Recorded information |
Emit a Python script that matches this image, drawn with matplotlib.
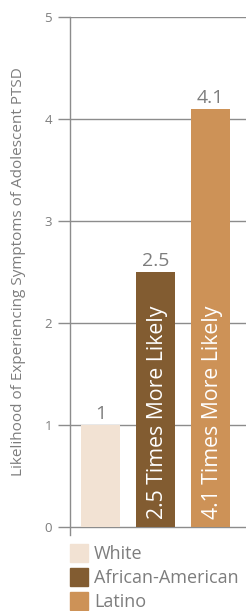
import matplotlib
matplotlib.use('Agg')
import matplotlib.pyplot as plt
from matplotlib.patches import Rectangle

plt.rcParams['font.family'] = ['Open Sans', 'DejaVu Sans']

# datos
grupos = ['White', 'African-American', 'Latino']
valores = [1, 2.5, 4.1]
etiquetas = ['1', '2.5', '4.1']
textos_barra = ['', '2.5 Times More Likely', '4.1 Times More Likely']
colores = ['#F2E2D3', '#825C31', '#CD9257']
yticks = [0, 1, 2, 3, 4, 5]

gris = '#8C8C8C'
texto_gris = '#7D7D7D'

W, H = 246, 611
fig = plt.figure(figsize=(W / 100, H / 100), dpi=100)
ax = fig.add_axes([70 / W, 76 / H, 176 / W, 518 / H])

x = list(range(len(grupos)))
ax.bar(x, valores, width=39 / 55, color=colores, zorder=3)
ax.set_xlim(-30.5 / 55, 2 + 35.5 / 55)
ax.set_ylim(-0.08, 5)

for i, v in enumerate(valores):
    ax.text(i, v + 0.02, etiquetas[i], ha='center', va='bottom',
            fontsize=14, color=texto_gris)
    if textos_barra[i]:
        ax.text(i + 0.03, 0.08, textos_barra[i], rotation=90, ha='center',
                va='bottom', fontsize=15.3, color='white', zorder=4)

ax.set_yticks(yticks)
ax.set_yticklabels([str(t) for t in yticks])
ax.set_xticks([])
ax.grid(axis='y', color=gris, linewidth=1, zorder=0)
for s in ['top', 'right', 'bottom']:
    ax.spines[s].set_visible(False)
ax.spines['left'].set_color(gris)
ax.spines['left'].set_linewidth(1)
ax.tick_params(axis='y', length=9, width=1, color=gris, labelcolor=texto_gris,
               labelsize=9.5, pad=4)
ax.set_ylabel('Likelihood of Experiencing Symptoms of Adolescent PTSD',
              fontsize=11, color=texto_gris)
ax.yaxis.set_label_coords(-44 / 176, 0.508)

# leyenda
for i, g in enumerate(grupos):
    y0 = H - 562 - i * 24
    fig.patches.append(Rectangle((70 / W, y0 / H), 18 / W, 18 / H,
                                 transform=fig.transFigure, color=colores[i]))
    fig.text(94 / W, (y0 + 8) / H, g, ha='left', va='center',
             fontsize=13, color=texto_gris)

fig.savefig('out.png', dpi=100)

Problem | Exclude the images and reproduce the remaining data exactly.

Solution for this problem |
Emit a Python script that matches this image, drawn with matplotlib.
import matplotlib
matplotlib.use('Agg')
import matplotlib.pyplot as plt
from matplotlib.patches import Rectangle

plt.rcParams['font.family'] = ['Open Sans', 'DejaVu Sans']

# datos
grupos = ['White', 'African-American', 'Latino']
valores = [1, 2.5, 4.1]
etiquetas = ['1', '2.5', '4.1']
textos_barra = ['', '2.5 Times More Likely', '4.1 Times More Likely']
colores = ['#F2E2D3', '#825C31', '#CD9257']
yticks = [0, 1, 2, 3, 4, 5]

gris = '#8C8C8C'
texto_gris = '#7D7D7D'

W, H = 246, 611
fig = plt.figure(figsize=(W / 100, H / 100), dpi=100)
ax = fig.add_axes([70 / W, 76 / H, 176 / W, 518 / H])

x = list(range(len(grupos)))
ax.bar(x, valores, width=39 / 55, color=colores, zorder=3)
ax.set_xlim(-30.5 / 55, 2 + 35.5 / 55)
ax.set_ylim(-0.08, 5)

for i, v in enumerate(valores):
    ax.text(i, v + 0.02, etiquetas[i], ha='center', va='bottom',
            fontsize=14, color=texto_gris)
    if textos_barra[i]:
        ax.text(i + 0.03, 0.08, textos_barra[i], rotation=90, ha='center',
                va='bottom', fontsize=15.3, color='white', zorder=4)

ax.set_yticks(yticks)
ax.set_yticklabels([str(t) for t in yticks])
ax.set_xticks([])
ax.grid(axis='y', color=gris, linewidth=1, zorder=0)
for s in ['top', 'right', 'bottom']:
    ax.spines[s].set_visible(False)
ax.spines['left'].set_color(gris)
ax.spines['left'].set_linewidth(1)
ax.tick_params(axis='y', length=9, width=1, color=gris, labelcolor=texto_gris,
               labelsize=9.5, pad=4)
ax.set_ylabel('Likelihood of Experiencing Symptoms of Adolescent PTSD',
              fontsize=11, color=texto_gris)
ax.yaxis.set_label_coords(-44 / 176, 0.508)

# leyenda
for i, g in enumerate(grupos):
    y0 = H - 562 - i * 24
    fig.patches.append(Rectangle((70 / W, y0 / H), 18 / W, 18 / H,
                                 transform=fig.transFigure, color=colores[i]))
    fig.text(94 / W, (y0 + 8) / H, g, ha='left', va='center',
             fontsize=13, color=texto_gris)

fig.savefig('out.png', dpi=100)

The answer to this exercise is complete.